GIVEN INSTRUCTION: Find each line holding "with" and copy it out.

DATASET CONTENT:
☆ ☆ ☆
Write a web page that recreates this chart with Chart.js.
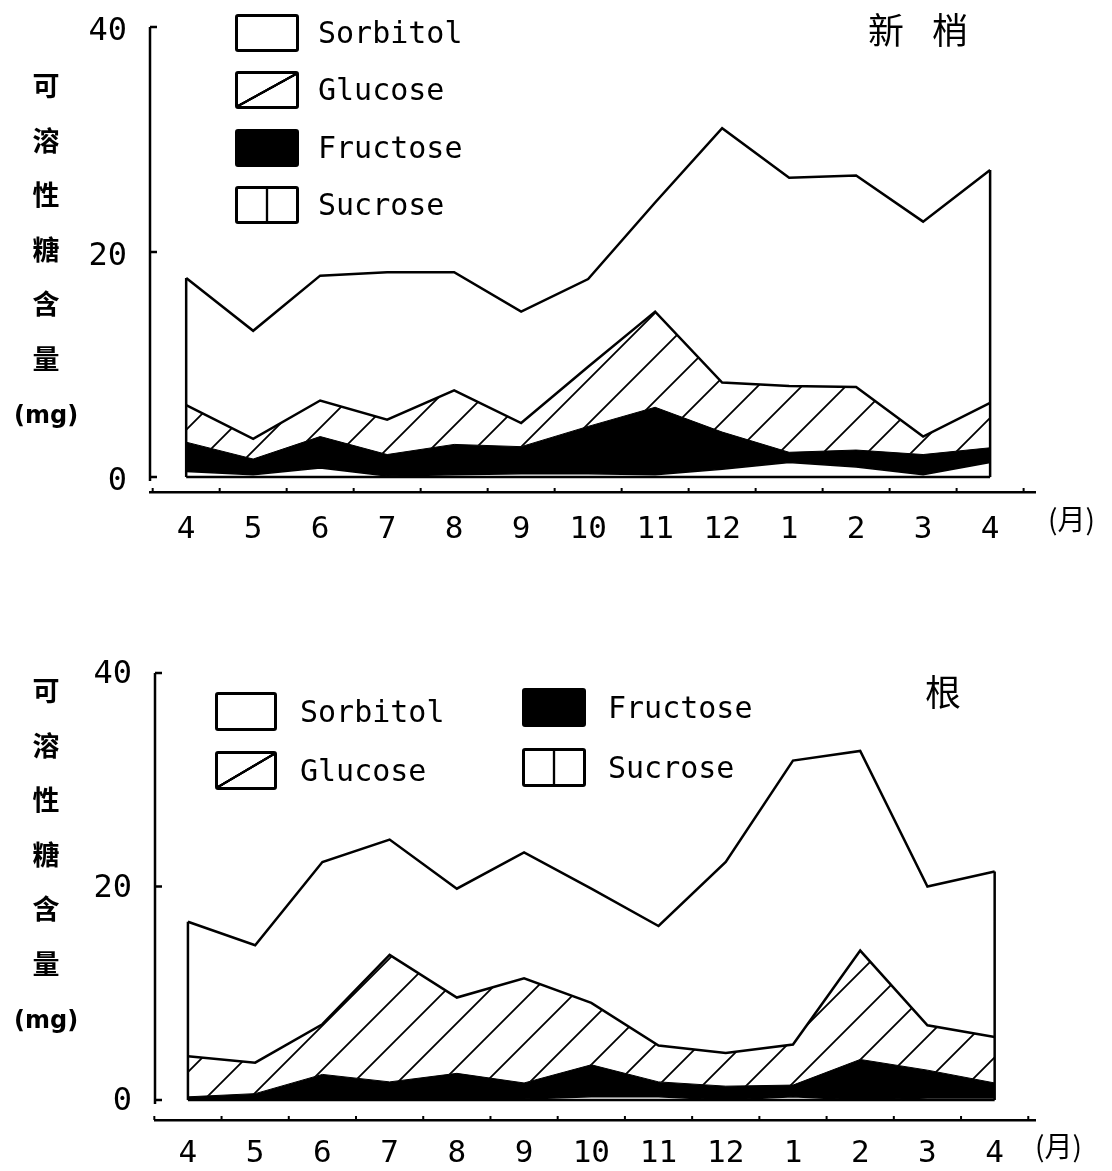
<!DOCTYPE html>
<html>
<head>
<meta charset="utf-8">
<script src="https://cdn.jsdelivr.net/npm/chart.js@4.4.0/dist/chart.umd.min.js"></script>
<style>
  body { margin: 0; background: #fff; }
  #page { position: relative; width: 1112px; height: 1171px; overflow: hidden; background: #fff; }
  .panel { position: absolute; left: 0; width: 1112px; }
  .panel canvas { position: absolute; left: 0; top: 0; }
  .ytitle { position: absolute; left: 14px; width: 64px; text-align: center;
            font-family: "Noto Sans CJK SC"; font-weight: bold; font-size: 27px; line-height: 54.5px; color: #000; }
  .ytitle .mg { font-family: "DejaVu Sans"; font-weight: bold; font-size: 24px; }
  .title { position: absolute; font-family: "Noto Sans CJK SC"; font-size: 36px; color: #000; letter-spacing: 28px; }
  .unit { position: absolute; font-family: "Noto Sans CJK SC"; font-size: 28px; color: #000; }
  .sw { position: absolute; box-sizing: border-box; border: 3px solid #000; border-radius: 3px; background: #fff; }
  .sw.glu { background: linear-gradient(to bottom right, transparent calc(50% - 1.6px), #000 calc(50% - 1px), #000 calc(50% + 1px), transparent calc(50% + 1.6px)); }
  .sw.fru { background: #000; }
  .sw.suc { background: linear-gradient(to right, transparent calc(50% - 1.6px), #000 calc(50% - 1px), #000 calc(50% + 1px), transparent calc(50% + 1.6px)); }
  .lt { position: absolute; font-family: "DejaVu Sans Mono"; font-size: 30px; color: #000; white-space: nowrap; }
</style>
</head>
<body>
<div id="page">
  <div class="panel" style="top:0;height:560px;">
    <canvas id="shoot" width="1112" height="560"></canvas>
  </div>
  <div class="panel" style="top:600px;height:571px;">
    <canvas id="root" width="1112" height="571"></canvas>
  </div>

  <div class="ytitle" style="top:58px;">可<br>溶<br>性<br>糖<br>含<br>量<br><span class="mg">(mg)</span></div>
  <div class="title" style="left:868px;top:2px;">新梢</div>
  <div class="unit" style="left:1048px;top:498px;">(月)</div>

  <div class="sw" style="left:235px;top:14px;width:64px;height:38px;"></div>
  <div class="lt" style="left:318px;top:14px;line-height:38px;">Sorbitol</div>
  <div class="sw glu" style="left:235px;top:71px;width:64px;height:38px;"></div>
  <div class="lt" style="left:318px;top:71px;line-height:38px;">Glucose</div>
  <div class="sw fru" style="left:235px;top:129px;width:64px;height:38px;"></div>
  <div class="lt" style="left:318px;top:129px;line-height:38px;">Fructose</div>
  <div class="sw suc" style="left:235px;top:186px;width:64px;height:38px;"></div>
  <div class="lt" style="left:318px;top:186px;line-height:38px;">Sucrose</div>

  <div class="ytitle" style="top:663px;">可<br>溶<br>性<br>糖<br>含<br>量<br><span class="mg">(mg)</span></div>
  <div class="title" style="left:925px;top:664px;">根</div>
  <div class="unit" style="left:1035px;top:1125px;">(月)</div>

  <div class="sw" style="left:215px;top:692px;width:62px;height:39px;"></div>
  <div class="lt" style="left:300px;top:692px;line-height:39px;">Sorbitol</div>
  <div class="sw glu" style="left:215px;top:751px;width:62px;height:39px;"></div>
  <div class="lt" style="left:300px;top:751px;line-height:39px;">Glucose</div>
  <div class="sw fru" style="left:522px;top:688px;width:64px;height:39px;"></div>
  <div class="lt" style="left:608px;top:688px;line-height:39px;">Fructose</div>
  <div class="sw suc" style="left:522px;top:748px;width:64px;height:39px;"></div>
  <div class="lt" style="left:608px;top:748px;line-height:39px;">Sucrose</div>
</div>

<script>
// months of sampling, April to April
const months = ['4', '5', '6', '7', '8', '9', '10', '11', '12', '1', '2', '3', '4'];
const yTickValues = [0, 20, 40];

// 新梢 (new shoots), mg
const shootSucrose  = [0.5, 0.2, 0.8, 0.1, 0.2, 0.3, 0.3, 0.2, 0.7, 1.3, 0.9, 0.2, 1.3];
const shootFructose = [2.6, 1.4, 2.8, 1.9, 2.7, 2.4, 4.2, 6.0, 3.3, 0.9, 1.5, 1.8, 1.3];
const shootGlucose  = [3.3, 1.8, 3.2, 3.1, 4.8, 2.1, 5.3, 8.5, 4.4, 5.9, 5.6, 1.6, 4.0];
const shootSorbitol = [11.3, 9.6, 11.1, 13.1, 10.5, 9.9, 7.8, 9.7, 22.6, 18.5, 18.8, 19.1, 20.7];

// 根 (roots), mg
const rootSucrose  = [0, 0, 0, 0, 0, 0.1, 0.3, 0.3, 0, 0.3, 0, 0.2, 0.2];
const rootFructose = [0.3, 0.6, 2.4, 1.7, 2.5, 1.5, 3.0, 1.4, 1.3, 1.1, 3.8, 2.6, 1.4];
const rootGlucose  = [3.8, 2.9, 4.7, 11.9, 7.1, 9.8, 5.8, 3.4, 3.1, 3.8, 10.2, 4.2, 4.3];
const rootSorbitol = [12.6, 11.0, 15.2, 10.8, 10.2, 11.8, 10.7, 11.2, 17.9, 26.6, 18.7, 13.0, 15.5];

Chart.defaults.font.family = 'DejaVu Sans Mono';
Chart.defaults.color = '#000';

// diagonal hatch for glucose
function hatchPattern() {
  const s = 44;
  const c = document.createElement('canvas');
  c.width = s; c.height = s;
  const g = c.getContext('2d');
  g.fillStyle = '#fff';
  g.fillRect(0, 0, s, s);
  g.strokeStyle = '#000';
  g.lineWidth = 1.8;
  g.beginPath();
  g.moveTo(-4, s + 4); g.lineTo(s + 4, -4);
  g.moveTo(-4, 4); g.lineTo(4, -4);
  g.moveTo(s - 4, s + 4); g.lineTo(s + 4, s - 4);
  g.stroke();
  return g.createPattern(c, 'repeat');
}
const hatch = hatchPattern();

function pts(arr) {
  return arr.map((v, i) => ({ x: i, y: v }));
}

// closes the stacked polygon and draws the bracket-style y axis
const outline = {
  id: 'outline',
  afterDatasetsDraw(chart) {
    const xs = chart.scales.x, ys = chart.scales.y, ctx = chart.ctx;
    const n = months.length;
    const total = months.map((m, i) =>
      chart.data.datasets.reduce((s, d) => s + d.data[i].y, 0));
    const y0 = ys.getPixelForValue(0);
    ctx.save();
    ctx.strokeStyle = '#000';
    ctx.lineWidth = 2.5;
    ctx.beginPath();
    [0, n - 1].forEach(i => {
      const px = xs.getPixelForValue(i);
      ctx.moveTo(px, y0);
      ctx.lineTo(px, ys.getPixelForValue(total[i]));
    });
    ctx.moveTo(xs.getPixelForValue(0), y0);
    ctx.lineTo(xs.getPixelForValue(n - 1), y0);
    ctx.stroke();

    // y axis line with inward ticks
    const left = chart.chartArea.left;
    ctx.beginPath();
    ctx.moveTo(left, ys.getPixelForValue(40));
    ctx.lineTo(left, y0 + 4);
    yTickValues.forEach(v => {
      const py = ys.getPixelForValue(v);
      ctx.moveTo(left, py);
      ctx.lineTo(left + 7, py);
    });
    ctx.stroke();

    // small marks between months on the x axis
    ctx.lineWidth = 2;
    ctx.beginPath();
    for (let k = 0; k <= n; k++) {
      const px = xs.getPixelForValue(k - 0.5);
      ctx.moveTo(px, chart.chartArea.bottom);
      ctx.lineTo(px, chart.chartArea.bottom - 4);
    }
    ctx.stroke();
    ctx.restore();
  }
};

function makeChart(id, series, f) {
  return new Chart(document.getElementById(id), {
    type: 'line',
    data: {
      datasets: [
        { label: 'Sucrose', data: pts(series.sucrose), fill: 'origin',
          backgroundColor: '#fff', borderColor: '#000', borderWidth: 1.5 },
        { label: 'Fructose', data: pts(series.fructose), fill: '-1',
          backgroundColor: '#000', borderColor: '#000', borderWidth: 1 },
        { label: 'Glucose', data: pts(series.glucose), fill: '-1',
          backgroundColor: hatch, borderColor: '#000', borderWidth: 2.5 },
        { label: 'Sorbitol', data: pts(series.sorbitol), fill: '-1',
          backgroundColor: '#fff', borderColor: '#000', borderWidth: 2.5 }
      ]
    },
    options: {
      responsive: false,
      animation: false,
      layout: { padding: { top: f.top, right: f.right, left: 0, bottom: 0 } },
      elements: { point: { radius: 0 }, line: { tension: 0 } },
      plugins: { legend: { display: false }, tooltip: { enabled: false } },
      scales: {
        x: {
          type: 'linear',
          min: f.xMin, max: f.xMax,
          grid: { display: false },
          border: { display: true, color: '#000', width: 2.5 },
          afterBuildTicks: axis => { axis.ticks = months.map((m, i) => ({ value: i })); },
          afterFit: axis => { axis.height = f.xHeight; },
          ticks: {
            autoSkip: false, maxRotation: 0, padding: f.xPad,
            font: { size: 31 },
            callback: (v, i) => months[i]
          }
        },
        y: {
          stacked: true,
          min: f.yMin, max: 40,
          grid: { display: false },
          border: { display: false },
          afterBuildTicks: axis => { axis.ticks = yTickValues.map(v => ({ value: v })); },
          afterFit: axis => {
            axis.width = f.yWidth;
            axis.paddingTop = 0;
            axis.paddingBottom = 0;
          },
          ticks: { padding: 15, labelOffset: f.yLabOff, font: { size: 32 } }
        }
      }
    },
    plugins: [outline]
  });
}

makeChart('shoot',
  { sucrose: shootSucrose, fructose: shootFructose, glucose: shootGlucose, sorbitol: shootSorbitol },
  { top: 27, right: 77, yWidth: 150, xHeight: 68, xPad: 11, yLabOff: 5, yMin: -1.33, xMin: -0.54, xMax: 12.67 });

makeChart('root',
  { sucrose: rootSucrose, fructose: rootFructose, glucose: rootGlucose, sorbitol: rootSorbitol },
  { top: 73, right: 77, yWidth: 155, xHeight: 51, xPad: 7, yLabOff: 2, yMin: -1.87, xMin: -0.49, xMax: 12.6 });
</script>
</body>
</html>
☆ ☆ ☆
CORRECT RESPONSE:
Write a web page that recreates this chart with Chart.js.
    // y axis line with inward ticks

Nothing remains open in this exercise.